Ехали они в полном молчании.

Кристиан был очень спокоен. Он смотрел на своих попутчиков с таинственной улыбкой, для тех совершенно необъяснимой. В этом он был уверен. Он думал, что если бы среди них сейчас не сидела все слушавшая королева Каролина Матильда, то четверо из «семерки» находились бы в этой карете совершенно одни. И тогда он мог бы, безо всякой опасности, спросить у Струэнсе, Моранти или собаки, тех троих, кого он любил, совета в преддверии времени невероятных трудностей и лишений, которое, он был уверен, должно было наступить.

Он это знал. И что советов и указаний от его благодетельницы, Владычицы Вселенной, придется еще какое-то время подождать.

Здесь когда-то находился дворец. Следует сказать так: здесь он находился и здесь был поглощен датской революцией. И от него ничего не осталось.

Хиршхольмский дворец был построен на острове, дворец окружала вода, он располагался посреди озера, и по ночам водная поверхность была покрыта спящими птицами, которых она так любила, особенно, когда они спали, завернувшись в свои мечты. Дворец строился в течение половины столетия и, по большому счету, был готов не ранее 1746 года; он был роскошен и прекрасен, этакий северный Версаль, но с этим дворцом получилось, как с мимолетными снами: он прожил только одно лето, лето 1771 года. Потом сон кончился, и дворец остался стоять одиноким и необитаемым, постепенно приходя в упадок.
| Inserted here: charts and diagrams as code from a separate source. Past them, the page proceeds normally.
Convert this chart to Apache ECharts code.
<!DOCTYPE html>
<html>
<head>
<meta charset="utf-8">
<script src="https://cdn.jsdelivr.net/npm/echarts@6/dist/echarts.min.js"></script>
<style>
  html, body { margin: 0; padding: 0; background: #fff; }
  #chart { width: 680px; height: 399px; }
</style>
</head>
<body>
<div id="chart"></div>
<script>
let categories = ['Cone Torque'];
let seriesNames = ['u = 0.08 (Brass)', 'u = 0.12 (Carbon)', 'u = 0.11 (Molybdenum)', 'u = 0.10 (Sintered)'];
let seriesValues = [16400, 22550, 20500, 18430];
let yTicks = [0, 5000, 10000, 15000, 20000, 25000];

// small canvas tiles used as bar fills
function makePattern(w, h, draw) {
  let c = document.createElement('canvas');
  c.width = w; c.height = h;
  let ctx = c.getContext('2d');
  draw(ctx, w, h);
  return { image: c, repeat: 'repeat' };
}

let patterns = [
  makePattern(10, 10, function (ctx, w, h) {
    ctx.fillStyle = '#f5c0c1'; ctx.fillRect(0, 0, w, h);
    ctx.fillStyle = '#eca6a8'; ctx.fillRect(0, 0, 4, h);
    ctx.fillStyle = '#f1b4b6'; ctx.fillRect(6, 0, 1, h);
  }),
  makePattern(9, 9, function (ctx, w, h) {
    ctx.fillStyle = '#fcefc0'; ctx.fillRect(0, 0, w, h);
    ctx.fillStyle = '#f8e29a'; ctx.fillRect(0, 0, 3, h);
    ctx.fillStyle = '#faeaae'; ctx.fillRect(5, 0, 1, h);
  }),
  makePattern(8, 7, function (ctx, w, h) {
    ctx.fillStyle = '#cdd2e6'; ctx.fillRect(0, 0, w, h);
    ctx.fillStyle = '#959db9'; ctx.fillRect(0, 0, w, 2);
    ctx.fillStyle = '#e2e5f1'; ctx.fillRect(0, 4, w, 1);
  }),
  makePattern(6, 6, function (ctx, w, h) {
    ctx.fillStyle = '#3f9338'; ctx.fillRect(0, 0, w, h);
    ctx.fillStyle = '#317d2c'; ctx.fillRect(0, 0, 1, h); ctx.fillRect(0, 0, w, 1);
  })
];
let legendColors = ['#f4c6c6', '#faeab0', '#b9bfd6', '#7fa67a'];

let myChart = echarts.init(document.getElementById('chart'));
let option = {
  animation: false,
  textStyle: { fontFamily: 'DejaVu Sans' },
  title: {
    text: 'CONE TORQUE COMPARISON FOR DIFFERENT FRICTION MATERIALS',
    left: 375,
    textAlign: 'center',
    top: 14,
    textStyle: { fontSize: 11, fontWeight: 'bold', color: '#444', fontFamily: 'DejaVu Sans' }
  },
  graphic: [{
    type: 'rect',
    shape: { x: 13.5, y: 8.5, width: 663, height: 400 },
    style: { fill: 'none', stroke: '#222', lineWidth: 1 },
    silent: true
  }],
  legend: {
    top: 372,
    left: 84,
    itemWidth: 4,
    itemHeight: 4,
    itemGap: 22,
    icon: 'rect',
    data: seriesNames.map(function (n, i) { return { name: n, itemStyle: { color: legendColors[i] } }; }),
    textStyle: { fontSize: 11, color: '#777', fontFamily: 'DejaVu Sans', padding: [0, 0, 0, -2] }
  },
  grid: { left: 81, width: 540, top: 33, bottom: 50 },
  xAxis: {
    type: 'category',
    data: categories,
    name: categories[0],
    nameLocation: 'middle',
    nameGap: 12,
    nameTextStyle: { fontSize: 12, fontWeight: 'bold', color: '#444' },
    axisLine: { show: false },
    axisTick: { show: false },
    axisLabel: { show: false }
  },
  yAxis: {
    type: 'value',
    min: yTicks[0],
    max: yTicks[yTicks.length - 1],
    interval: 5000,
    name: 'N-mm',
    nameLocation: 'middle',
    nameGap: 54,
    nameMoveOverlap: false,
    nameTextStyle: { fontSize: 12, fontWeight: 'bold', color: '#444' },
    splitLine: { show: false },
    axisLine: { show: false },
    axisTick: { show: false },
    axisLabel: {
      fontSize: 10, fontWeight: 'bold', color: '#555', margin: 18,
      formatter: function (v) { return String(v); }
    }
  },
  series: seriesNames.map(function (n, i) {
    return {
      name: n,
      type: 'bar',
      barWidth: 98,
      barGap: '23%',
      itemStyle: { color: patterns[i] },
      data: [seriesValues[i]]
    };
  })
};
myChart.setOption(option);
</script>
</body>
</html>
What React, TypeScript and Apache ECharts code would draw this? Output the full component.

Он не сгорел. Его не разрушили. Он просто умер от горя, и его больше не было. Поскольку это, бесконечно счастливое, лето словно бы заразило дворец чумой; это был дворец Каролины Матильды и Струэнсе, и когда произошла катастрофа, никто уже больше не хотел ступать на эту землю, пропитавшуюся греховной заразой.

Уже в 1774 году во дворце прекратились все работы, на рубеже веков упадок был уже полным, и когда случился пожар в Кристиансборге, было решено снести Хиршхольм и использовать материал для восстановительных работ. Разломано было все. «Гостиные с роскошным и изысканным убранством» разграблены и вывезены, потрясающий огромный Рыцарский зал в центре дворца разрушен, каждый камень, каждый мраморный блок увезены, — всякий след этих любовников должен был быть уничтожен. Комната Каролины Матильды походила на кабинет раритетов; она страстно увлекалась китайщиной, и в то лето заполнила свои покои китайскими вазами и куклами, доставленными ей Ост-Азиатской Компанией. Она раздобыла и прекрасную изразцовую печь для аудиенц-зала в Хиршхольме, ту, что «изображала китайскую женщину с зонтиком», — все было снесено.

Дворец был позорным пятном, был заражен этим бастардом и королевой-любовницей, дворец было необходимо уничтожить, как стирают с фотографии нежелательное лицо, чтобы освободить историю от чего-то неприятного, чего никогда не было, никогда не должно было существовать. Остров следовало очистить от этого греха.